In pure love, I freely consent to my own damnation or disappearance, I ecstatically assume it, while in tragedy, I (also) accept my Fate, but I accept it as an external force without consenting to it — the tragic hero rejects it absolutely, protesting against it to the end (Oedipus at Colonus — the case of Antigone is here more ambiguous). In other words, in contrast to the notion of amor fati, there is no love in the tragic hero’s acceptance of his damnation by Fate.
Therein resides the tragic hero’s uncompromising fidelity to his desire: not in the acceptance of Fate, but in holding on to his desire against Fate, in a situation where everything is lost.
Is there, then, no properly Christian tragedy? Here, Antigone is to be opposed to Sygne de Coufontaine from Paul Claudel’s Otage: if Oedipus and Antigone are the exemplary cases of Ancient tragedy, Sygne stands for the Christian tragedy. 81
Sygne lives in the modern world where God is dead: there is no objective Fate, our fate is our own choice, we are fully responsible for it. Sygne first follows the path of ecstatic love to the end, sacrificing her good, her ethical substance for God, for his pure Otherness; and she does it not on account of some external pressure, but out of the innermost freedom of her being — hence she cannot blame Fate when she finds herself totally humiliated, deprived of all ethical substance. This, however, is why her tragedy is much more radical than that of either Oedipus or Antigone: when, mortally wounded after taking the bullet meant for her despicable and hated husband, she refuses to confer any deeper sacrificial meaning on her suicidal intervention, there is no tragic beauty in this refusal — her “No” is signaled merely by a repellent grimace, a compulsive facial tic.

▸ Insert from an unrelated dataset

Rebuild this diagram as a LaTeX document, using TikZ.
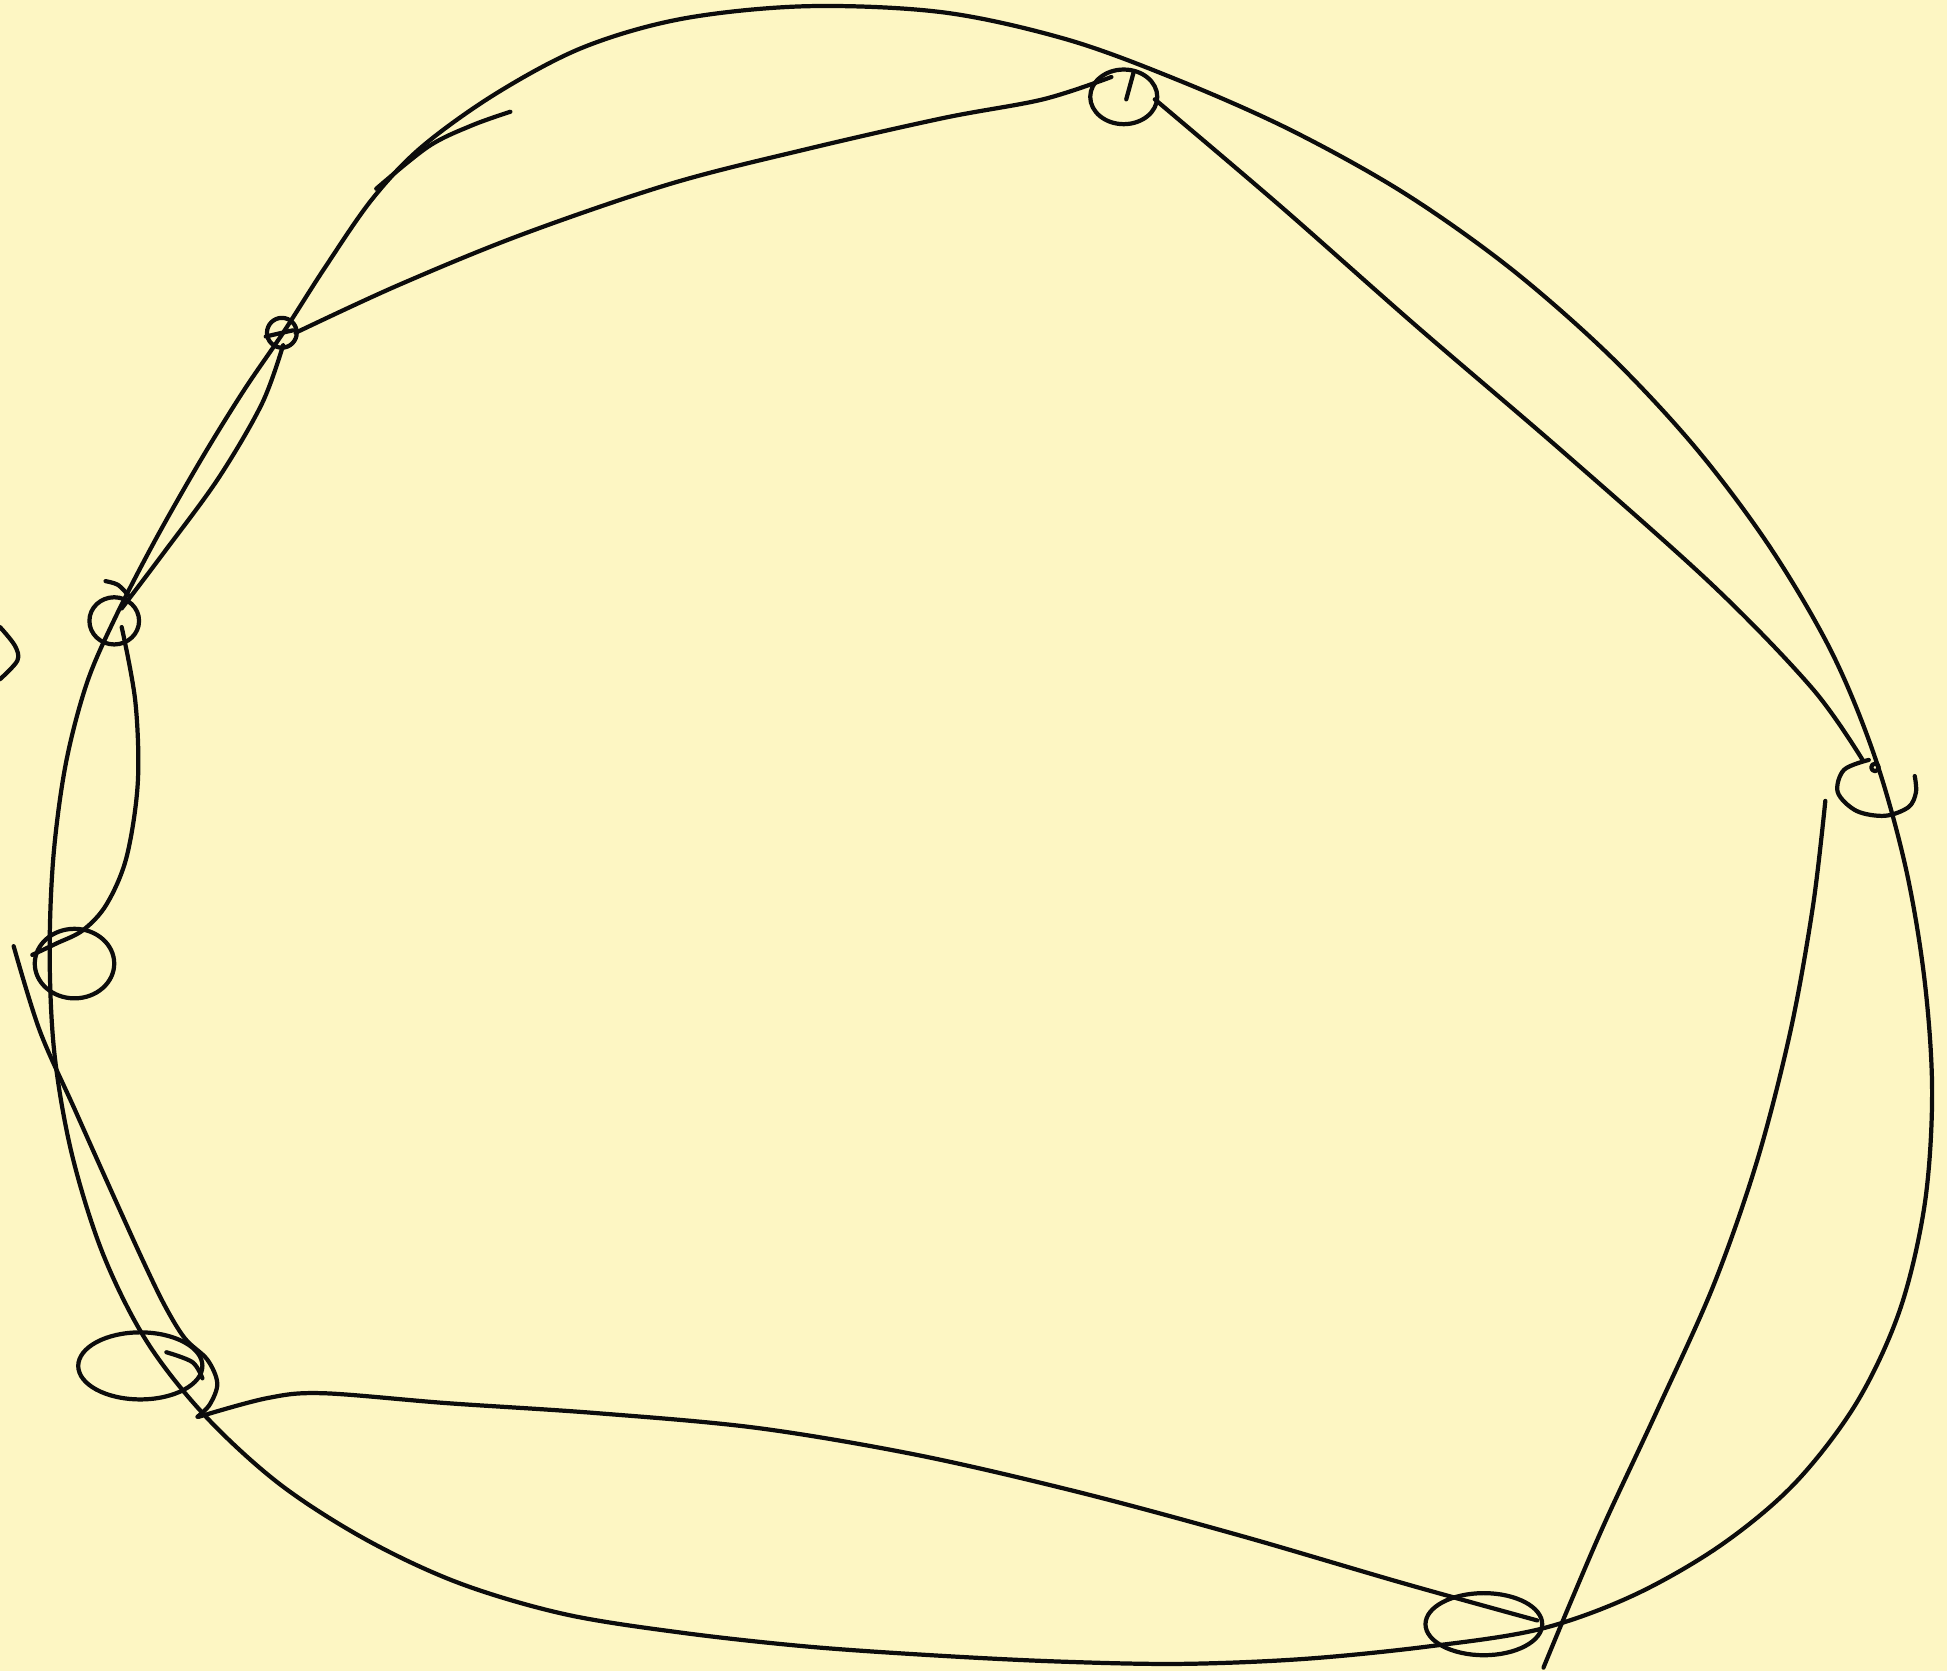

There is no tragic beauty because her total sacrifice has deprived her of all inner beauty and ethical grandeur, so that all that remains is a disgusting excremental stain, a living shell deprived of life.
There is no love here either, all her love was consumed in her previous renunciations. In a way, Sygne is here crucified, her “No” akin to Christ’s “Father, why have you forsaken me?” — which is also a gesture of defiance, a kind of “Up yours! ” directed at the God-Father. Balmes is right to point out that this properly Christian “No” in all its forms is the “unthinkable” traumatic core of pure love, a scandal which undermines it from within. …
The problem with Antigone is not the suicidal purity of her death drive but, quite the opposite, that the monstrosity of her act is covered up by its aestheticization: the moment she is excluded from the community of humans, she turns into a sublime apparition evoking our sympathy by complaining about her plight. This is one of the key dimensions of Lacan’s move from Antigone to Sygne de Coufontaine: there is no sublime beauty in Sygne at the play’s end-all that marks her as different from common mortals is the tic that momentarily disfigures her face. This feature which spoils the harmony of her beautiful face, the detail that sticks out and renders it ugly, is the material trace of her resistance to being co-opted into the universe of symbolic debt and guilt. This, then, should be the first step in a consistent reading of Christianity: the dying Christ is on the side of Sygne, not of Antigone; Christ on the Cross is not a sublime apparition but an embarrassing monstrosity.